* WHAT THIS TASK INVOLVES *
Everything from the first line of the data through the line with "1.80, 1.96, 2.09, 2.12];" is to be echoed exactly, minus the pictures.

* Begin *

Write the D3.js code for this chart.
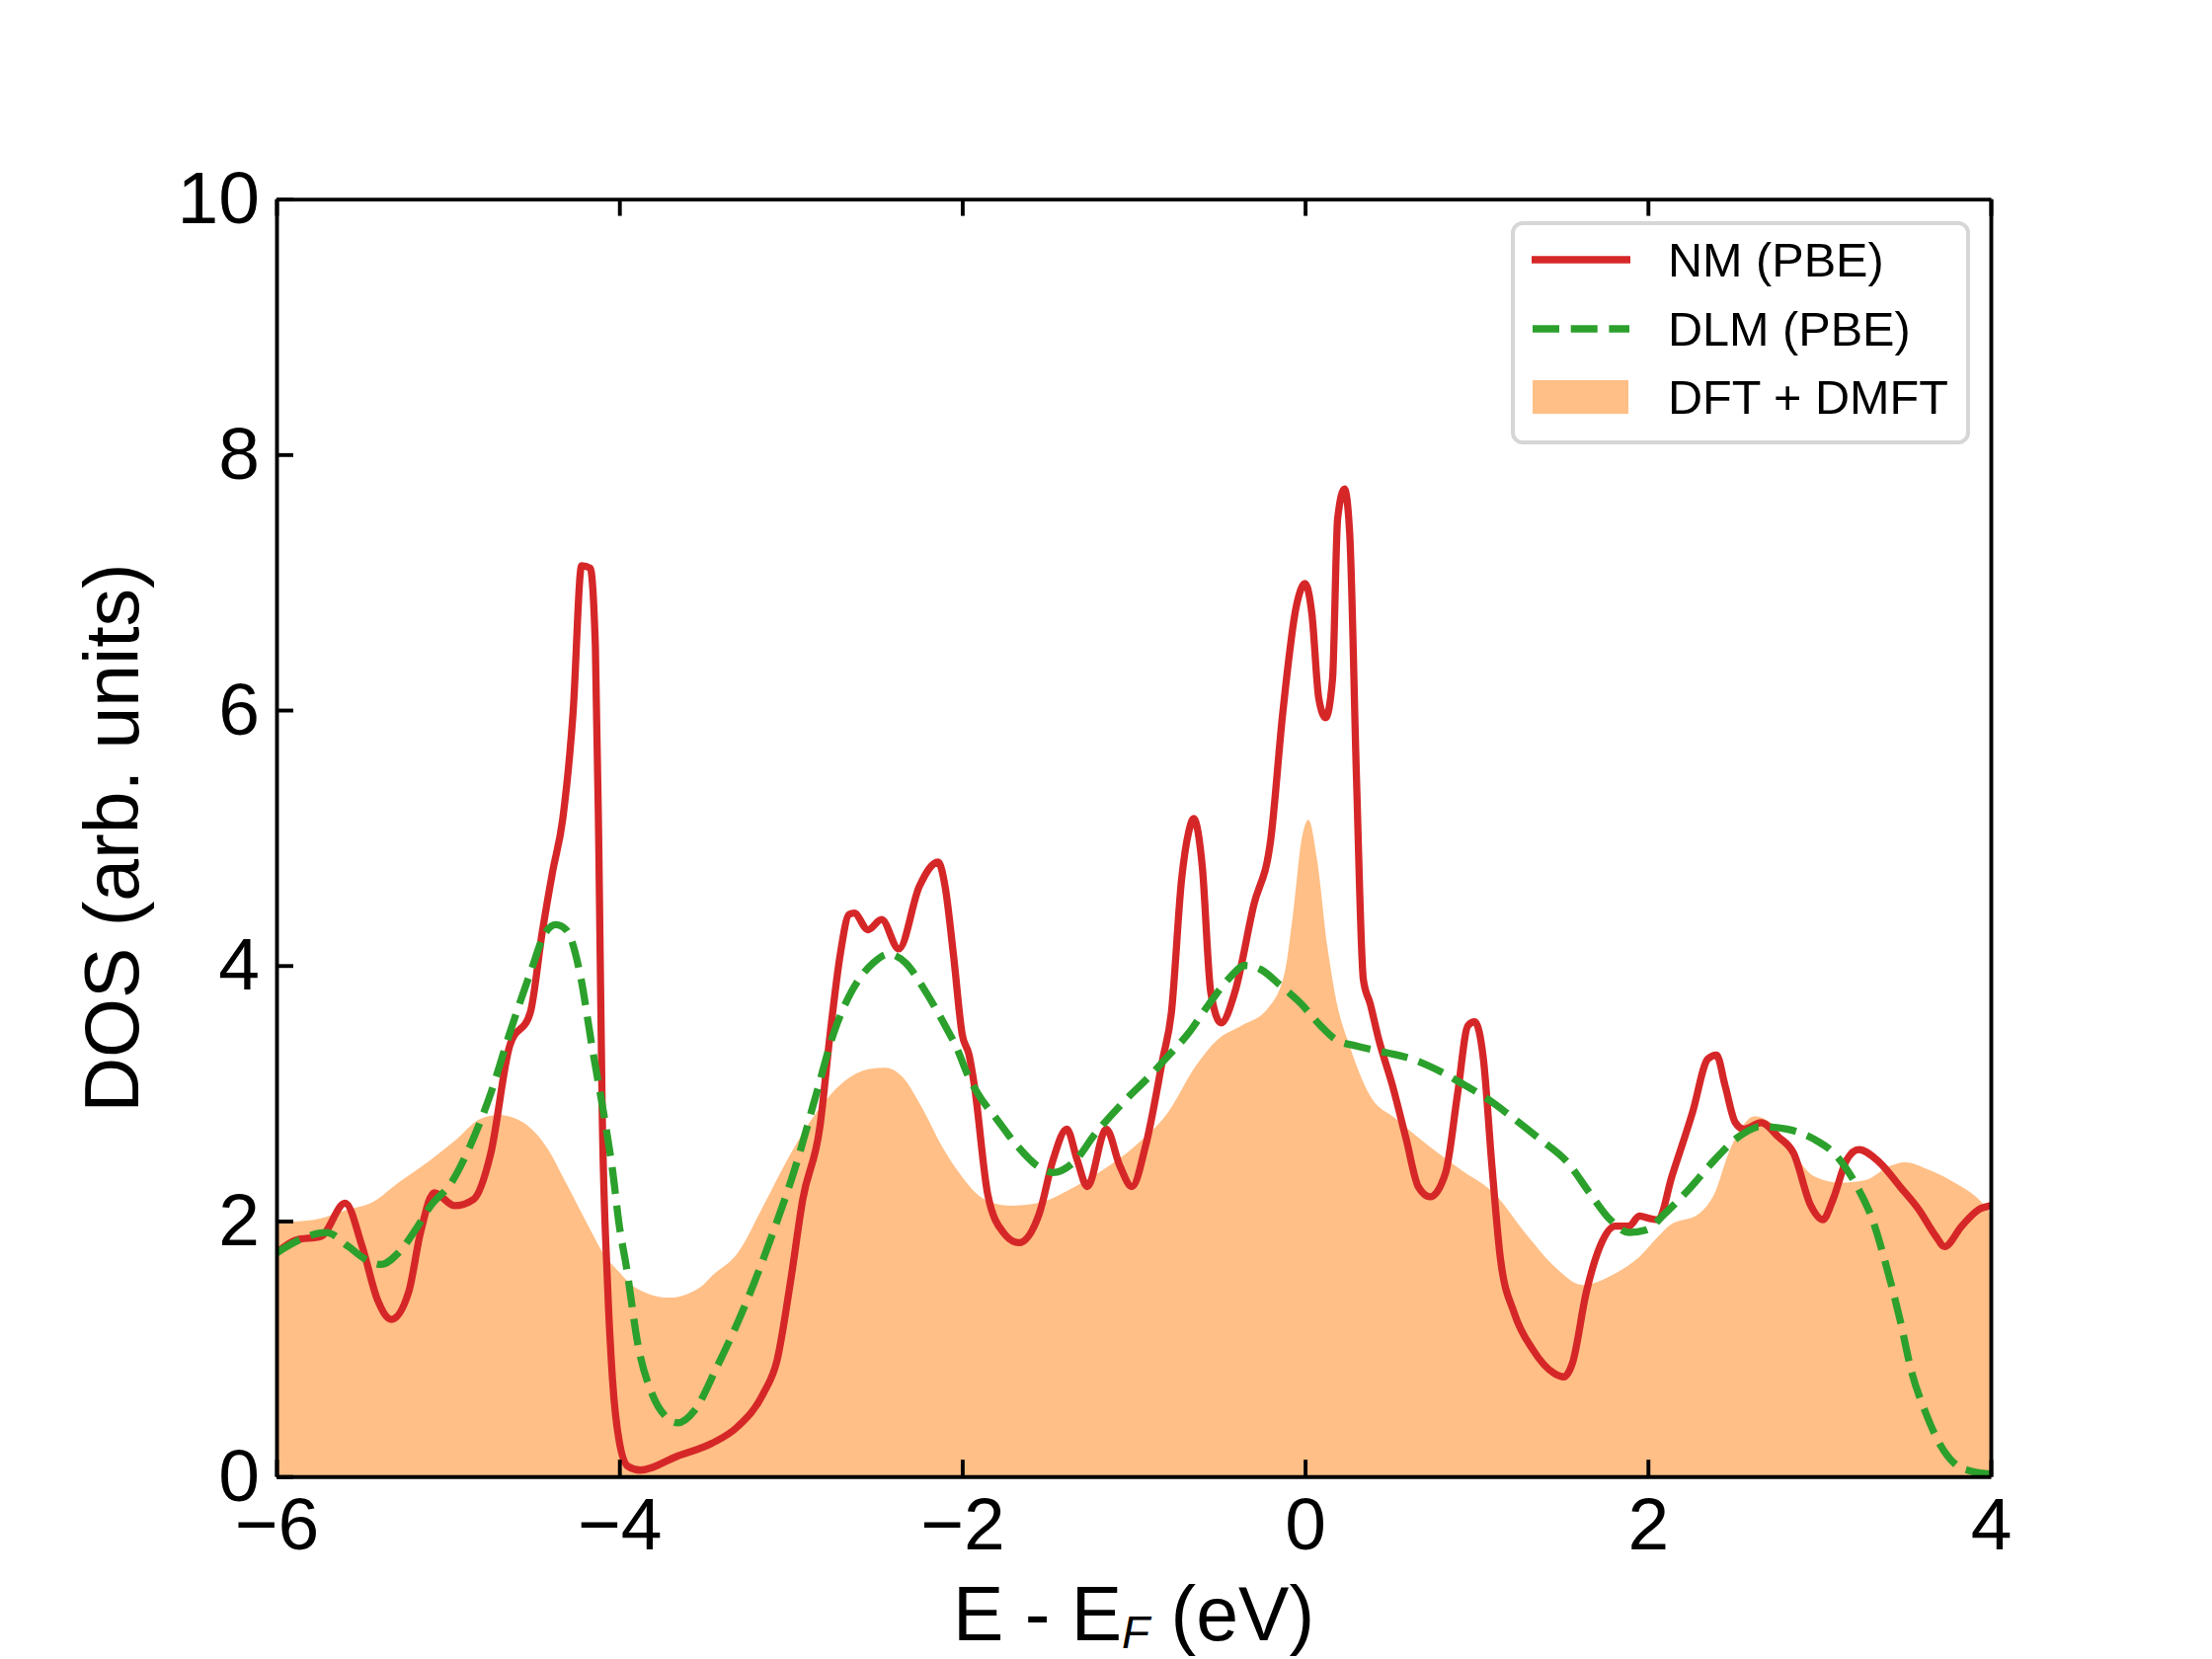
<!DOCTYPE html>
<html>
<head>
<meta charset="utf-8">
<script src="https://cdn.jsdelivr.net/npm/d3@7"></script>
<style>
  body { margin: 0; background: #fff; }
  text { font-family: 'Liberation Sans', Arial, Helvetica, sans-serif; }
</style>
</head>
<body>
<div id="vis"></div>
<script>
// NM (PBE) total DOS
var nmE = [-6.00, -5.89, -5.74, -5.60, -5.50, -5.41, -5.33, -5.23, -5.16, -5.08,
  -4.96, -4.85, -4.75, -4.64, -4.52, -4.45, -4.39, -4.33, -4.27, -4.22,
  -4.17, -4.14, -4.12, -4.10, -4.07, -4.04, -4.00, -3.95, -3.88, -3.66,
  -3.46, -3.31, -3.16, -3.08, -3.00, -2.93, -2.83, -2.77, -2.71, -2.66,
  -2.63, -2.55, -2.47, -2.37, -2.25, -2.14, -2.10, -2.05, -2.00, -1.96,
  -1.93, -1.85, -1.76, -1.67, -1.55, -1.47, -1.39, -1.33, -1.27, -1.16,
  -1.08, -1.01, -0.93, -0.83, -0.78, -0.72, -0.68, -0.65, -0.60, -0.55,
  -0.49, -0.41, -0.30, -0.20, -0.13, -0.05, 0.00, 0.04, 0.08, 0.12,
  0.16, 0.19, 0.23, 0.26, 0.30, 0.34, 0.38, 0.43, 0.51, 0.59,
  0.66, 0.73, 0.82, 0.89, 0.95, 0.99, 1.04, 1.09, 1.14, 1.22,
  1.33, 1.45, 1.51, 1.56, 1.64, 1.72, 1.81, 1.89, 1.95, 2.01,
  2.06, 2.14, 2.26, 2.35, 2.40, 2.45, 2.51, 2.56, 2.66, 2.76,
  2.85, 2.95, 3.02, 3.08, 3.16, 3.23, 3.35, 3.47, 3.58, 3.68,
  3.73, 3.83, 3.93, 4.00];
var nmDos = [1.75, 1.85, 1.88, 2.14, 1.80, 1.38, 1.23, 1.44, 1.91, 2.22,
  2.12, 2.17, 2.53, 3.37, 3.63, 4.26, 4.73, 5.15, 5.98, 7.13,
  7.11, 6.50, 4.94, 2.85, 1.54, 0.76, 0.27, 0.08, 0.05, 0.16,
  0.26, 0.39, 0.65, 0.91, 1.54, 2.17, 2.74, 3.47, 4.10, 4.40,
  4.41, 4.28, 4.36, 4.13, 4.62, 4.81, 4.62, 4.07, 3.46, 3.30,
  3.07, 2.20, 1.91, 1.83, 2.06, 2.48, 2.72, 2.48, 2.27, 2.72,
  2.43, 2.27, 2.59, 3.27, 3.63, 4.68, 5.04, 5.15, 4.78, 3.79,
  3.55, 3.79, 4.47, 4.99, 5.98, 6.82, 6.99, 6.75, 6.09, 5.94,
  6.24, 7.50, 7.73, 7.39, 5.46, 3.89, 3.70, 3.42, 3.06, 2.64,
  2.27, 2.19, 2.38, 3.00, 3.53, 3.56, 3.27, 2.43, 1.70, 1.28,
  0.99, 0.81, 0.78, 0.89, 1.44, 1.80, 1.96, 1.96, 2.04, 2.02,
  2.01, 2.35, 2.85, 3.27, 3.30, 3.06, 2.77, 2.72, 2.77, 2.66,
  2.53, 2.12, 2.01, 2.17, 2.48, 2.56, 2.46, 2.27, 2.09, 1.88,
  1.80, 1.96, 2.09, 2.12];

// DLM (PBE) total DOS
var dlmE = [-6.00, -5.87, -5.71, -5.58, -5.48, -5.39, -5.29, -5.19, -5.10, -4.98,
  -4.87, -4.75, -4.64, -4.52, -4.43, -4.37, -4.31, -4.23, -4.16, -4.08,
  -4.04, -4.00, -3.96, -3.89, -3.81, -3.73, -3.66, -3.56, -3.43, -3.27,
  -3.12, -2.96, -2.85, -2.75, -2.64, -2.52, -2.43, -2.33, -2.22, -2.10,
  -2.03, -1.97, -1.91, -1.80, -1.68, -1.56, -1.47, -1.35, -1.22, -1.06,
  -0.91, -0.80, -0.68, -0.57, -0.45, -0.35, -0.26, -0.14, -0.03, 0.09,
  0.18, 0.30, 0.47, 0.62, 0.76, 0.91, 1.07, 1.22, 1.37, 1.53,
  1.66, 1.78, 1.89, 1.99, 2.10, 2.24, 2.39, 2.53, 2.66, 2.81,
  2.97, 3.10, 3.22, 3.31, 3.39, 3.47, 3.54, 3.62, 3.70, 3.79,
  3.89, 4.00];
var dlmDos = [1.75, 1.85, 1.91, 1.80, 1.70, 1.66, 1.75, 1.93, 2.12, 2.30,
  2.59, 3.00, 3.47, 3.94, 4.26, 4.32, 4.28, 3.94, 3.37, 2.75,
  2.40, 1.96, 1.65, 1.02, 0.65, 0.47, 0.42, 0.52, 0.86, 1.33,
  1.85, 2.48, 3.00, 3.47, 3.81, 4.02, 4.09, 4.02, 3.81, 3.53,
  3.35, 3.15, 3.00, 2.80, 2.59, 2.43, 2.38, 2.46, 2.69, 2.93,
  3.13, 3.29, 3.47, 3.68, 3.89, 4.00, 3.97, 3.84, 3.71, 3.53,
  3.42, 3.37, 3.32, 3.27, 3.19, 3.08, 2.95, 2.80, 2.64, 2.46,
  2.22, 2.01, 1.91, 1.93, 2.06, 2.25, 2.48, 2.66, 2.74, 2.72,
  2.64, 2.51, 2.27, 2.01, 1.65, 1.23, 0.81, 0.50, 0.26, 0.10,
  0.04, 0.02];

// DFT + DMFT spectral function (filled)
var dmftE = [-6.00, -5.78, -5.58, -5.45, -5.29, -5.10, -4.95, -4.81, -4.70, -4.56,
  -4.43, -4.30, -4.18, -4.08, -4.00, -3.92, -3.71, -3.52, -3.46, -3.31,
  -3.16, -3.00, -2.85, -2.70, -2.54, -2.45, -2.35, -2.24, -2.12, -2.03,
  -1.87, -1.72, -1.56, -1.37, -1.18, -0.99, -0.80, -0.64, -0.51, -0.37,
  -0.22, -0.12, -0.07, -0.02, 0.02, 0.07, 0.13, 0.18, 0.26, 0.38,
  0.53, 0.72, 0.91, 1.10, 1.30, 1.45, 1.62, 1.81, 1.95, 2.06,
  2.12, 2.30, 2.39, 2.47, 2.55, 2.62, 2.74, 2.85, 2.97, 3.12,
  3.27, 3.41, 3.50, 3.64, 3.79, 3.93, 4.00];
var dmftDos = [1.99, 2.01, 2.09, 2.14, 2.30, 2.48, 2.64, 2.80, 2.83, 2.77,
  2.59, 2.27, 1.96, 1.72, 1.60, 1.49, 1.40, 1.49, 1.57, 1.75,
  2.12, 2.53, 2.85, 3.08, 3.19, 3.20, 3.13, 2.90, 2.59, 2.40,
  2.17, 2.12, 2.14, 2.25, 2.40, 2.59, 2.85, 3.21, 3.42, 3.53,
  3.66, 3.94, 4.41, 4.99, 5.14, 4.83, 4.15, 3.74, 3.37, 2.98,
  2.80, 2.59, 2.40, 2.22, 1.88, 1.65, 1.50, 1.59, 1.72, 1.88,
  1.96, 2.06, 2.22, 2.53, 2.74, 2.82, 2.74, 2.53, 2.35, 2.30,
  2.32, 2.43, 2.46, 2.40, 2.30, 2.17, 2.06];

var xTicks = [-6, -4, -2, 0, 2, 4];
var yTicks = [0, 2, 4, 6, 8, 10];
var seriesNames = ['NM (PBE)', 'DLM (PBE)', 'DFT + DMFT'];

// figure geometry (matplotlib-like 6.4x4.8 in at 350 dpi)
var width = 2240;
var height = 1680;
var margin = { top: 201.6, left: 280, bottom: 184.8, right: 224 };
var plotW = width - margin.left - margin.right;
var plotH = height - margin.top - margin.bottom;

var red = '#d62728';
var green = '#2ca02c';
var orange = '#ff7f0e';
var lw = 7.3;

var zip = function (xs, ys) {
  return xs.map(function (x, i) { return { e: x, v: ys[i] }; });
};

var svg = d3.select('#vis').append('svg')
  .attr('width', width)
  .attr('height', height);

var g = svg.append('g')
  .attr('transform', 'translate(' + margin.left + ',' + margin.top + ')');

var x = d3.scaleLinear().domain([-6, 4]).range([0, plotW]);
var y = d3.scaleLinear().domain([0, 10]).range([plotH, 0]);

g.append('clipPath').attr('id', 'clip')
  .append('rect').attr('width', plotW).attr('height', plotH);

var plot = g.append('g').attr('clip-path', 'url(#clip)');

// DMFT fill first so the lines sit on top
var area = d3.area()
  .x(function (d) { return x(d.e); })
  .y0(y(0))
  .y1(function (d) { return y(d.v); })
  .curve(d3.curveMonotoneX);

plot.append('path')
  .datum(zip(dmftE, dmftDos))
  .attr('d', area)
  .attr('fill', orange)
  .attr('fill-opacity', 0.5);

var line = d3.line()
  .x(function (d) { return x(d.e); })
  .y(function (d) { return y(d.v); })
  .curve(d3.curveMonotoneX);

plot.append('path')
  .datum(zip(nmE, nmDos))
  .attr('d', line)
  .attr('fill', 'none')
  .attr('stroke', red)
  .attr('stroke-width', lw)
  .attr('stroke-linejoin', 'round');

plot.append('path')
  .datum(zip(dlmE, dlmDos))
  .attr('d', line)
  .attr('fill', 'none')
  .attr('stroke', green)
  .attr('stroke-width', lw)
  .attr('stroke-dasharray', (3.7 * lw) + ',' + (1.6 * lw));

// axes, ticks pointing inward
var fmt = function (d) { return d < 0 ? '\u2212' + Math.abs(d) : '' + d; };

var xAxis = d3.axisBottom(x).tickValues(xTicks).tickFormat(fmt)
  .tickSizeInner(-17).tickSizeOuter(0).tickPadding(21);
var xAxisTop = d3.axisTop(x).tickValues(xTicks).tickFormat('')
  .tickSizeInner(-17).tickSizeOuter(0);
var yAxis = d3.axisLeft(y).tickValues(yTicks).tickFormat(fmt)
  .tickSizeInner(-17).tickSizeOuter(0).tickPadding(17);
var yAxisRight = d3.axisRight(y).tickValues([]).tickSizeOuter(0);

var styleAxis = function (sel) {
  sel.select('.domain').attr('stroke', '#000').attr('stroke-width', 3.9);
  sel.selectAll('.tick line').attr('stroke', '#000').attr('stroke-width', 3.9);
  sel.selectAll('.tick text')
    .attr('fill', '#000')
    .style('font-size', '75px')
    .style('font-family', "'Liberation Sans', Arial, Helvetica, sans-serif");
};

g.append('g').attr('class', 'x axis')
  .attr('transform', 'translate(0,' + plotH + ')')
  .call(xAxis).call(styleAxis);
g.append('g').attr('class', 'x axis top')
  .call(xAxisTop).call(styleAxis);
g.append('g').attr('class', 'y axis')
  .call(yAxis).call(styleAxis);
g.append('g').attr('class', 'y axis right')
  .attr('transform', 'translate(' + plotW + ',0)')
  .call(yAxisRight).call(styleAxis);

// axis labels
var xLabel = svg.append('text')
  .attr('x', margin.left + plotW / 2)
  .attr('y', 1661)
  .attr('text-anchor', 'middle')
  .style('font-size', '77px')
  .attr('fill', '#000');
xLabel.append('tspan').text('E - E');
xLabel.append('tspan')
  .attr('dy', 8)
  .style('font-size', '46px')
  .style('font-style', 'italic')
  .text('F');
xLabel.append('tspan')
  .attr('dy', -8)
  .text(' (eV)');

svg.append('text')
  .attr('transform', 'translate(140,' + (margin.top + plotH / 2) + ') rotate(-90)')
  .attr('text-anchor', 'middle')
  .style('font-size', '77px')
  .attr('fill', '#000')
  .text('DOS (arb. units)');

// legend
var legend = svg.append('g').attr('transform', 'translate(1532,226)');
legend.append('rect')
  .attr('width', 461)
  .attr('height', 222)
  .attr('rx', 10)
  .attr('fill', '#fff')
  .attr('fill-opacity', 0.8)
  .attr('stroke', '#d6d6d6')
  .attr('stroke-width', 4);

var rowY = [37, 107, 176];
legend.append('line')
  .attr('x1', 19).attr('x2', 119)
  .attr('y1', rowY[0]).attr('y2', rowY[0])
  .attr('stroke', red).attr('stroke-width', lw);
legend.append('line')
  .attr('x1', 20).attr('x2', 118)
  .attr('y1', rowY[1]).attr('y2', rowY[1])
  .attr('stroke', green).attr('stroke-width', lw)
  .attr('stroke-dasharray', (3.7 * lw) + ',' + (1.6 * lw));
legend.append('rect')
  .attr('x', 20).attr('y', rowY[2] - 17)
  .attr('width', 97).attr('height', 34)
  .attr('fill', orange).attr('fill-opacity', 0.5);

legend.selectAll('.legend-text').data(seriesNames)
  .enter().append('text')
  .attr('class', 'legend-text')
  .attr('x', 157)
  .attr('y', function (d, i) { return rowY[i] + 17; })
  .style('font-size', '48.6px')
  .attr('fill', '#000')
  .text(function (d) { return d; });
</script>
</body>
</html>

* End *

* ANSWER TO THE PROBLEM *
Write the D3.js code for this chart.
<!DOCTYPE html>
<html>
<head>
<meta charset="utf-8">
<script src="https://cdn.jsdelivr.net/npm/d3@7"></script>
<style>
  body { margin: 0; background: #fff; }
  text { font-family: 'Liberation Sans', Arial, Helvetica, sans-serif; }
</style>
</head>
<body>
<div id="vis"></div>
<script>
// NM (PBE) total DOS
var nmE = [-6.00, -5.89, -5.74, -5.60, -5.50, -5.41, -5.33, -5.23, -5.16, -5.08,
  -4.96, -4.85, -4.75, -4.64, -4.52, -4.45, -4.39, -4.33, -4.27, -4.22,
  -4.17, -4.14, -4.12, -4.10, -4.07, -4.04, -4.00, -3.95, -3.88, -3.66,
  -3.46, -3.31, -3.16, -3.08, -3.00, -2.93, -2.83, -2.77, -2.71, -2.66,
  -2.63, -2.55, -2.47, -2.37, -2.25, -2.14, -2.10, -2.05, -2.00, -1.96,
  -1.93, -1.85, -1.76, -1.67, -1.55, -1.47, -1.39, -1.33, -1.27, -1.16,
  -1.08, -1.01, -0.93, -0.83, -0.78, -0.72, -0.68, -0.65, -0.60, -0.55,
  -0.49, -0.41, -0.30, -0.20, -0.13, -0.05, 0.00, 0.04, 0.08, 0.12,
  0.16, 0.19, 0.23, 0.26, 0.30, 0.34, 0.38, 0.43, 0.51, 0.59,
  0.66, 0.73, 0.82, 0.89, 0.95, 0.99, 1.04, 1.09, 1.14, 1.22,
  1.33, 1.45, 1.51, 1.56, 1.64, 1.72, 1.81, 1.89, 1.95, 2.01,
  2.06, 2.14, 2.26, 2.35, 2.40, 2.45, 2.51, 2.56, 2.66, 2.76,
  2.85, 2.95, 3.02, 3.08, 3.16, 3.23, 3.35, 3.47, 3.58, 3.68,
  3.73, 3.83, 3.93, 4.00];
var nmDos = [1.75, 1.85, 1.88, 2.14, 1.80, 1.38, 1.23, 1.44, 1.91, 2.22,
  2.12, 2.17, 2.53, 3.37, 3.63, 4.26, 4.73, 5.15, 5.98, 7.13,
  7.11, 6.50, 4.94, 2.85, 1.54, 0.76, 0.27, 0.08, 0.05, 0.16,
  0.26, 0.39, 0.65, 0.91, 1.54, 2.17, 2.74, 3.47, 4.10, 4.40,
  4.41, 4.28, 4.36, 4.13, 4.62, 4.81, 4.62, 4.07, 3.46, 3.30,
  3.07, 2.20, 1.91, 1.83, 2.06, 2.48, 2.72, 2.48, 2.27, 2.72,
  2.43, 2.27, 2.59, 3.27, 3.63, 4.68, 5.04, 5.15, 4.78, 3.79,
  3.55, 3.79, 4.47, 4.99, 5.98, 6.82, 6.99, 6.75, 6.09, 5.94,
  6.24, 7.50, 7.73, 7.39, 5.46, 3.89, 3.70, 3.42, 3.06, 2.64,
  2.27, 2.19, 2.38, 3.00, 3.53, 3.56, 3.27, 2.43, 1.70, 1.28,
  0.99, 0.81, 0.78, 0.89, 1.44, 1.80, 1.96, 1.96, 2.04, 2.02,
  2.01, 2.35, 2.85, 3.27, 3.30, 3.06, 2.77, 2.72, 2.77, 2.66,
  2.53, 2.12, 2.01, 2.17, 2.48, 2.56, 2.46, 2.27, 2.09, 1.88,
  1.80, 1.96, 2.09, 2.12];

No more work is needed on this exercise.